Saturday, July 14, 2012
Adventures in the (Dot) Matrix
Luis Sopelana commented this morning on yesterday's post, offering a link to mid-90s Casio products that used dot matrix typefaces earlier than I speculated yesterday. The one above translates Japanese characters into the same visual language.
Luis got me started rooting around in this question just a little more.
Above, a dot matrix typeface I downloaded for free. Note the descenders on the lower case letters, and the bump in the baseline on the upper case Q, to accommodate the tail.
Stephan Müller and Cornel Windlin designed Dot Matrix OT in 1991-98. Lineto, the type house Müller co-founded, publishes it and many other new typefaces. Both designers are based in Berlin.
A new offering from Lineto.
Both the free versions of dot matrix faces and the more interpretive ones (note, for example, that the lower case g in Lineto's Dot Matrix Two Regular goes one row below the baseline) were designed as responses to what may have been vernacular designs produced by people working for technology companies.

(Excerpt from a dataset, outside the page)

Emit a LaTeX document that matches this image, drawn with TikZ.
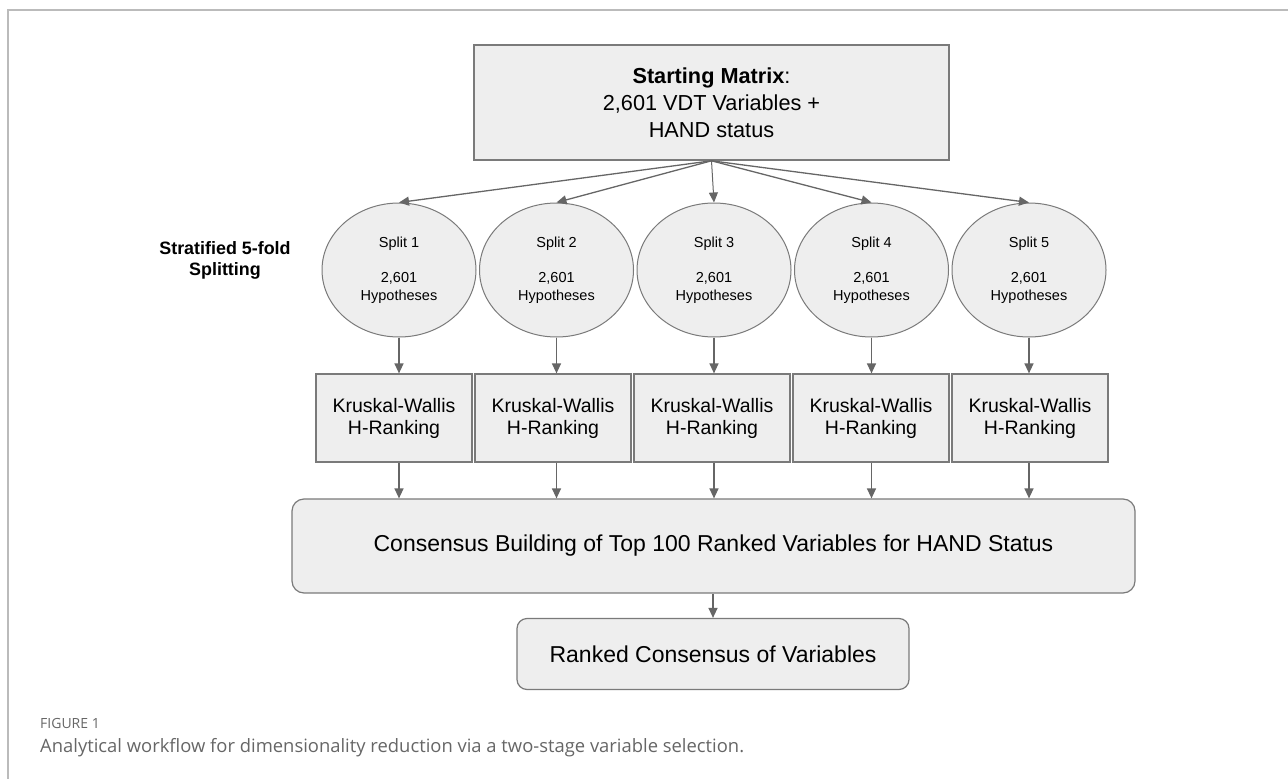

The Wikipedia entry for dot matrix printers suggests that the technology was invented in 1964, without specifying where or by whose brain/hand the innovation occurred. It does provide a narrative for early commercial releases:
"The LA30 was a 30 character/second dot matrix printer introduced in 1970 by Digital Equipment Corporation of Maynard, Massachusetts. It printed 80 columns of uppercase-only 5 x 7 dot matrix characters across a unique-sized paper."
And of course the screen display problem, which which is where all this started at a gas pump a few weeks ago, is related but different. But it's Saturday, and I got a long to-do list!